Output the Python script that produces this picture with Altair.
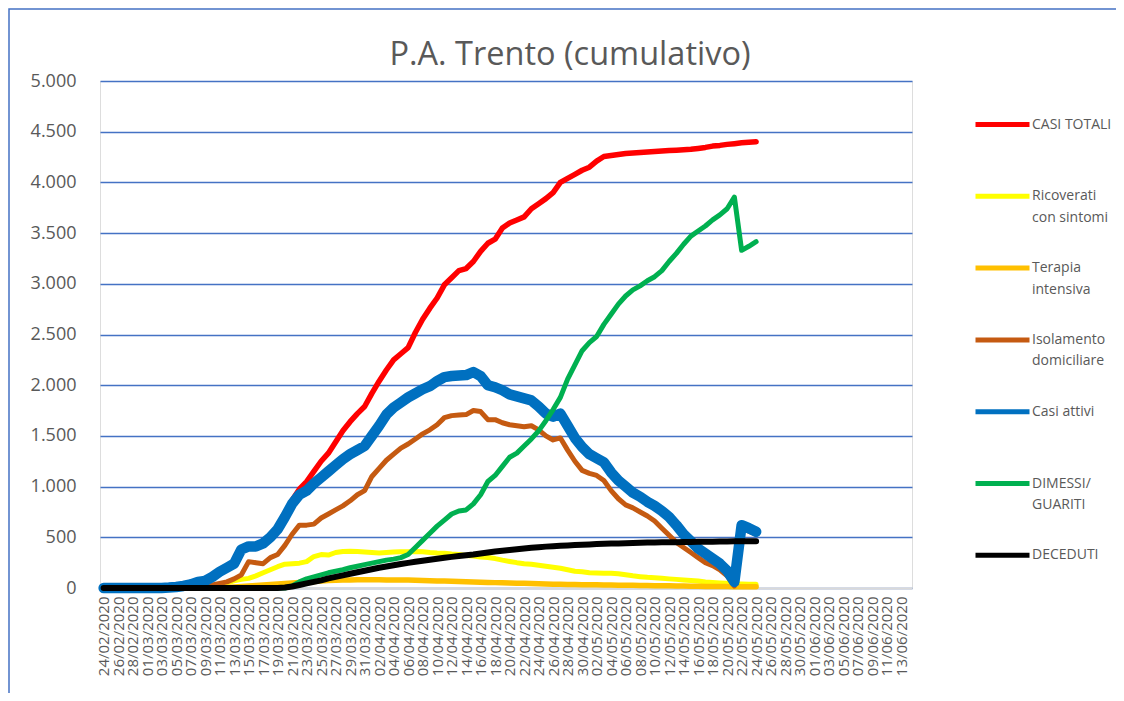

· · · · · · ·

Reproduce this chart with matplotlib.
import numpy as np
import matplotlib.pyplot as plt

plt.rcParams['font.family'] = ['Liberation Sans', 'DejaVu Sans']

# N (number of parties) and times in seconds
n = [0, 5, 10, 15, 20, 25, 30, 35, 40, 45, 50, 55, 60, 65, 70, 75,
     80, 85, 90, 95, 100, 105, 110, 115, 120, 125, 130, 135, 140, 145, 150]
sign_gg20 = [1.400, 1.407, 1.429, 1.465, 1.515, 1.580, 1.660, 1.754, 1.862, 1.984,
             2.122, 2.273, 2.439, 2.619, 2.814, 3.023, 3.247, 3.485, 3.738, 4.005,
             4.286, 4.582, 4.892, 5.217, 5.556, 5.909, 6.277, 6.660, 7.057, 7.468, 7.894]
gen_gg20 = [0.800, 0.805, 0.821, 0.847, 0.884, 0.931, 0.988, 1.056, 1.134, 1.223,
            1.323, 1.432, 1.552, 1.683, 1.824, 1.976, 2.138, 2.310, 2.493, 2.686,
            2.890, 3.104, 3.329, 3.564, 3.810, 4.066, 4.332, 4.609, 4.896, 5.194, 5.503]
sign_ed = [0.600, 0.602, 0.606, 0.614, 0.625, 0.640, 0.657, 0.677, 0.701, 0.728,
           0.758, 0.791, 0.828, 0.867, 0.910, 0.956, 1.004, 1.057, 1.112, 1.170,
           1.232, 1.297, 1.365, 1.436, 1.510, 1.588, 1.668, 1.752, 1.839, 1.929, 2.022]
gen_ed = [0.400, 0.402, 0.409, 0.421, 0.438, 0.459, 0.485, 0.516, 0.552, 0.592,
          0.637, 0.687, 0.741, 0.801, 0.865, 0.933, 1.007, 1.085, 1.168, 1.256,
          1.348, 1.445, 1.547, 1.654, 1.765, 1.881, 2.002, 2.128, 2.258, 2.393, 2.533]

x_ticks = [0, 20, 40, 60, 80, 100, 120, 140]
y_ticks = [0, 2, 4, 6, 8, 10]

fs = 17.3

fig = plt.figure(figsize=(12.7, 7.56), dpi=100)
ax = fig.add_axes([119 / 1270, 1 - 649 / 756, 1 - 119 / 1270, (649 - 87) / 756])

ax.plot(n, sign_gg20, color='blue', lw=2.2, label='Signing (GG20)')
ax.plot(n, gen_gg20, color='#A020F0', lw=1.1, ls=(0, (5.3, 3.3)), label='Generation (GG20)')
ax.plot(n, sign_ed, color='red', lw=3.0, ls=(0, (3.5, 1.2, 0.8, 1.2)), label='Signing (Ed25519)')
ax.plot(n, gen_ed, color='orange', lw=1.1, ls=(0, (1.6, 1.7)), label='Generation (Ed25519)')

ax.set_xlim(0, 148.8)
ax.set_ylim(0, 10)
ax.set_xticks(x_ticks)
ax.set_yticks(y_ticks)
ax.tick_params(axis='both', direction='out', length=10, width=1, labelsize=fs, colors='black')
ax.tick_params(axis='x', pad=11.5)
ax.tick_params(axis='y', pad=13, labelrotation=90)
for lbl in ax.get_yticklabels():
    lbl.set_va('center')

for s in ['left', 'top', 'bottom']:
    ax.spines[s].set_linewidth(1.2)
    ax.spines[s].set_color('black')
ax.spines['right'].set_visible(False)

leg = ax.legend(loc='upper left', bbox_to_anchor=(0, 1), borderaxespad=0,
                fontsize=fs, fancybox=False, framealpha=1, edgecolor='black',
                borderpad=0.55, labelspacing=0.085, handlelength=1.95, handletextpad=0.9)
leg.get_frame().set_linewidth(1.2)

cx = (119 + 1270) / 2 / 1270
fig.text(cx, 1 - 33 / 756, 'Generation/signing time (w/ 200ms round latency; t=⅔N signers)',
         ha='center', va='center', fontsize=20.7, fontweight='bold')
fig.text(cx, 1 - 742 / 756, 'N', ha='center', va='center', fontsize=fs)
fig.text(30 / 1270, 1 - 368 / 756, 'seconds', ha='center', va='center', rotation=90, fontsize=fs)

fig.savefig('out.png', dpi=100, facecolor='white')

· · · · · · ·

> SET PROBLEM:
Of the lines above, extract only those from the line with "Reproduce this chart with matplotlib." to the line with "1.7)), label='Generation (Ed25519)')", both included, exactly as written.

> WRITTEN REPLY:
Reproduce this chart with matplotlib.
import numpy as np
import matplotlib.pyplot as plt

plt.rcParams['font.family'] = ['Liberation Sans', 'DejaVu Sans']

# N (number of parties) and times in seconds
n = [0, 5, 10, 15, 20, 25, 30, 35, 40, 45, 50, 55, 60, 65, 70, 75,
     80, 85, 90, 95, 100, 105, 110, 115, 120, 125, 130, 135, 140, 145, 150]
sign_gg20 = [1.400, 1.407, 1.429, 1.465, 1.515, 1.580, 1.660, 1.754, 1.862, 1.984,
             2.122, 2.273, 2.439, 2.619, 2.814, 3.023, 3.247, 3.485, 3.738, 4.005,
             4.286, 4.582, 4.892, 5.217, 5.556, 5.909, 6.277, 6.660, 7.057, 7.468, 7.894]
gen_gg20 = [0.800, 0.805, 0.821, 0.847, 0.884, 0.931, 0.988, 1.056, 1.134, 1.223,
            1.323, 1.432, 1.552, 1.683, 1.824, 1.976, 2.138, 2.310, 2.493, 2.686,
            2.890, 3.104, 3.329, 3.564, 3.810, 4.066, 4.332, 4.609, 4.896, 5.194, 5.503]
sign_ed = [0.600, 0.602, 0.606, 0.614, 0.625, 0.640, 0.657, 0.677, 0.701, 0.728,
           0.758, 0.791, 0.828, 0.867, 0.910, 0.956, 1.004, 1.057, 1.112, 1.170,
           1.232, 1.297, 1.365, 1.436, 1.510, 1.588, 1.668, 1.752, 1.839, 1.929, 2.022]
gen_ed = [0.400, 0.402, 0.409, 0.421, 0.438, 0.459, 0.485, 0.516, 0.552, 0.592,
          0.637, 0.687, 0.741, 0.801, 0.865, 0.933, 1.007, 1.085, 1.168, 1.256,
          1.348, 1.445, 1.547, 1.654, 1.765, 1.881, 2.002, 2.128, 2.258, 2.393, 2.533]

x_ticks = [0, 20, 40, 60, 80, 100, 120, 140]
y_ticks = [0, 2, 4, 6, 8, 10]

fs = 17.3

fig = plt.figure(figsize=(12.7, 7.56), dpi=100)
ax = fig.add_axes([119 / 1270, 1 - 649 / 756, 1 - 119 / 1270, (649 - 87) / 756])

ax.plot(n, sign_gg20, color='blue', lw=2.2, label='Signing (GG20)')
ax.plot(n, gen_gg20, color='#A020F0', lw=1.1, ls=(0, (5.3, 3.3)), label='Generation (GG20)')
ax.plot(n, sign_ed, color='red', lw=3.0, ls=(0, (3.5, 1.2, 0.8, 1.2)), label='Signing (Ed25519)')
ax.plot(n, gen_ed, color='orange', lw=1.1, ls=(0, (1.6, 1.7)), label='Generation (Ed25519)')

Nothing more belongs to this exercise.